The Militant(logo) 
    Vol.62/No.32           September 14, 1998 
 
 
6,300 Connecticut Phone Workers Walk Out Over Two-Tier Wages  

BY GREG McCARTAN
HARTFORD, Connecticut - "I am fighting to get a better contract for me and my union brothers," said cable repair man John Pawelec while walking the picket line in front of the Southern New England Telecommunications Corporation (SNET) depot here. "Everyone on my crew except for me is on the two- tier scale, and it just isn't right."

Pawelec is one of the 6,300 members of Communication Workers of America (CWA) who set up spirited picket lines across Connecticut August 23.

He explained that workers hired after 1992 earn about $200 less a week and must pay 20 percent of their insurance costs, among other take-backs imposed on them at that time.
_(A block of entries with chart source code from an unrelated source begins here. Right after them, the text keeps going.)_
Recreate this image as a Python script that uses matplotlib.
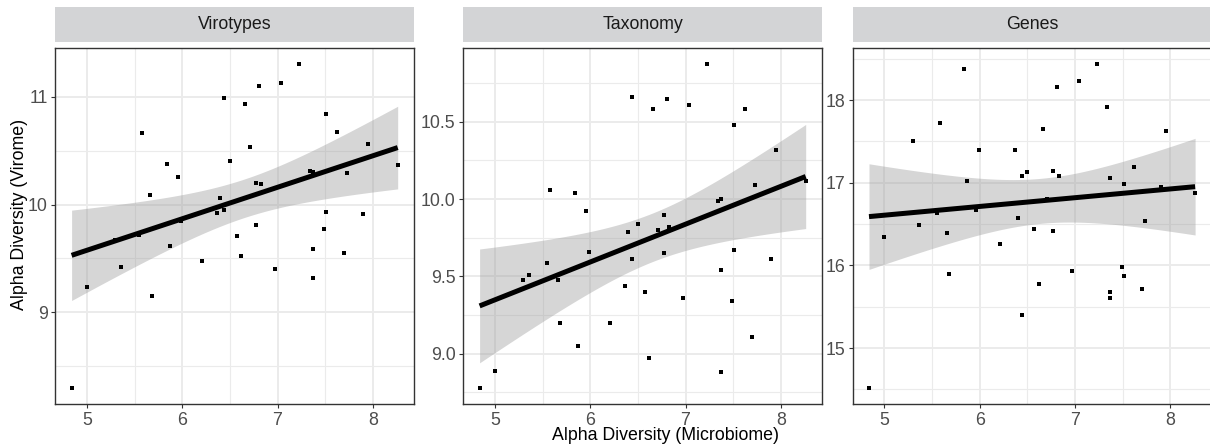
import numpy as np
import matplotlib
matplotlib.use("Agg")
import matplotlib.pyplot as plt
from matplotlib.ticker import MultipleLocator

plt.rcParams['font.family'] = ['Liberation Sans', 'DejaVu Sans']

# shared x: alpha diversity of the microbiome
microbiome = [4.84, 5.00, 5.30, 5.36, 5.55, 5.58, 5.66, 5.68, 5.84, 5.87, 5.96, 5.99,
              6.21, 6.37, 6.40, 6.44, 6.44, 6.50, 6.57, 6.62, 6.66, 6.71, 6.77, 6.77,
              6.81, 6.83, 6.97, 7.04, 7.23, 7.34, 7.37, 7.37, 7.37, 7.49, 7.51, 7.51,
              7.62, 7.70, 7.73, 7.90, 7.95, 8.26]

virotypes = [8.30, 9.24, 9.67, 9.42, 9.72, 10.66, 10.09, 9.15, 10.38, 9.62, 10.26, 9.85,
             9.48, 9.92, 10.06, 9.95, 10.99, 10.40, 9.71, 9.52, 10.93, 10.53, 10.20, 9.81,
             11.10, 10.19, 9.40, 11.13, 11.30, 10.31, 10.30, 9.59, 9.32, 9.77, 9.93, 10.84,
             10.67, 9.55, 10.29, 9.91, 10.56, 10.37]

taxonomy = [8.78, 8.89, 9.48, 9.51, 9.59, 10.06, 9.48, 9.20, 10.04, 9.05, 9.92, 9.66,
            9.20, 9.44, 9.79, 10.66, 9.61, 9.84, 9.40, 8.97, 10.58, 9.80, 9.90, 9.65,
            10.65, 9.82, 9.36, 10.61, 10.87, 9.99, 10.00, 9.54, 8.88, 9.34, 10.48, 9.67,
            10.58, 9.11, 10.09, 9.61, 10.32, 10.12]

genes = [14.52, 16.34, 17.51, 16.49, 16.64, 17.72, 16.39, 15.90, 18.37, 17.02, 16.67, 17.39,
         16.26, 17.39, 16.57, 17.08, 15.40, 17.13, 16.44, 15.77, 17.65, 16.80, 17.14, 16.42,
         18.16, 17.08, 15.93, 18.23, 18.43, 17.91, 17.06, 15.68, 15.61, 15.98, 16.98, 15.87,
         17.19, 15.71, 16.54, 16.95, 17.63, 16.87]

panels = ['Virotypes', 'Taxonomy', 'Genes']
series = [virotypes, taxonomy, genes]
y_major = [1.0, 0.5, 1.0]


def fit_lm(x, y, t_crit=2.021):
    # ordinary least squares with a 95% confidence band, like geom_smooth(method="lm")
    x = np.asarray(x)
    y = np.asarray(y)
    n = len(x)
    b, a = np.polyfit(x, y, 1)
    resid = y - (a + b * x)
    s = np.sqrt(np.sum(resid ** 2) / (n - 2))
    xs = np.linspace(x.min(), x.max(), 80)
    fit = a + b * xs
    se = s * np.sqrt(1.0 / n + (xs - x.mean()) ** 2 / np.sum((x - x.mean()) ** 2))
    return xs, fit, fit - t_crit * se, fit + t_crit * se


W, H = 1210, 446
fig = plt.figure(figsize=(W / 100, H / 100), dpi=100)

lefts = [55.3, 463.3, 852.7]
pw = 358.7
top_px, bot_px = 48.3, 404
strip_top, strip_bot = 7.3, 42.3
fs = 12.8

grid_col = '#EBEBEB'
for left, name, ys, ym in zip(lefts, panels, series, y_major):
    ax = fig.add_axes([left / W, 1 - bot_px / H, pw / W, (bot_px - top_px) / H])
    xs, fit, lo, hi = fit_lm(microbiome, ys)

    ax.fill_between(xs, lo, hi, color='#999999', alpha=0.4, lw=0, zorder=2)
    ax.plot(xs, fit, color='black', lw=3.6, zorder=3, solid_capstyle='butt')
    ax.scatter(microbiome, ys, marker='s', s=10, color='black', lw=0, zorder=4)

    xmin, xmax = min(microbiome), max(microbiome)
    dx = (xmax - xmin) * 0.05
    ax.set_xlim(xmin - dx, xmax + dx)
    ymin, ymax = min(min(ys), lo.min()), max(max(ys), hi.max())
    dy = (ymax - ymin) * 0.05
    ax.set_ylim(ymin - dy, ymax + dy)

    ax.xaxis.set_major_locator(MultipleLocator(1))
    ax.xaxis.set_minor_locator(MultipleLocator(0.5))
    ax.yaxis.set_major_locator(MultipleLocator(ym))
    ax.yaxis.set_minor_locator(MultipleLocator(ym / 2))
    if ym == 0.5:
        ax.yaxis.set_major_formatter(plt.FormatStrFormatter('%.1f'))

    ax.grid(True, which='major', color=grid_col, lw=1.4, zorder=0)
    ax.grid(True, which='minor', color=grid_col, lw=0.8, zorder=0)
    ax.set_axisbelow(True)

    ax.tick_params(which='major', length=3, width=0.8, color='#333333',
                   labelsize=fs, labelcolor='#4D4D4D', pad=2.5)
    ax.tick_params(which='minor', length=0)
    for sp in ax.spines.values():
        sp.set_color('#333333')
        sp.set_linewidth(1.0)

    # facet strip
    sax = fig.add_axes([left / W, 1 - strip_bot / H, pw / W, (strip_bot - strip_top) / H])
    sax.set_facecolor('#D3D4D6')
    sax.set_xticks([])
    sax.set_yticks([])
    for sp in sax.spines.values():
        sp.set_visible(False)
    sax.text(0.5, 0.5, name, ha='center', va='center', fontsize=fs,
             color='#1A1A1A', transform=sax.transAxes)

fig.text(20 / W, 1 - 214 / H, 'Alpha Diversity (Virome)', rotation=90,
         ha='center', va='center', fontsize=fs, color='black')
fig.text(666 / W, 2 / H, 'Alpha Diversity (Microbiome)',
         ha='center', va='bottom', fontsize=fs, color='black')

fig.savefig('out.png', dpi=100)
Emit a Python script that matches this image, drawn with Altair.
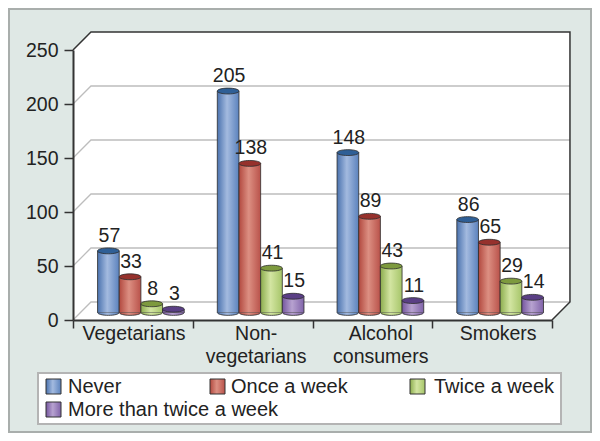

In addition, there have been no yearly contractual raises since 1992 for any of SNET's union employees, putting them far behind telephone workers elsewhere in the country.

Union members are demanding parity, or at least steps toward it, with workers at major carriers. The company is offering a 10.9 percent pay increase over the next three years, which union members rejected as insufficient after six years with no raise.

"We're striking to get the younger people a future in this company. They are learning about unions now - maybe not in the best way - but we'll stay out as long as we have to," Pawelec said.

In addition to picketing the plant gates, members of CWA Local 1298 here are organizing "mobile pickets," following company trucks driven by bosses to jobs across the area. Strikers inform the customer of the strike issues and set up a picket line.

Local 1298 president Joe Albright said, "We have people working the same job, but with two different pay scales, two different medical payment plans, and two different work rules. It's ridiculous. SNET is the only phone company in the country that requires a co-pay on heath insurance."

Albright, a cable splicer, pointed to company practices such as providing huge salary increases for SNET bosses as a sore point for the union.

The annual salary of SNET's CEO, for example, went from $322,009 in 1991 to $948,269 in 1997. SNET has also squeezed productivity increases and higher profits from its operation since the take-back contract in 1992.

The SNET workers' strike began in the midst of the walkout by 34,000 telephone workers at US West, and less than two weeks after 73,000 CWA members won a strike at Bell Atlantic, pushing back that regional phone company's take-back demands.

Greg McCartan is a member of the Union of Needletrades, Industrial and Textile Employees in Boston.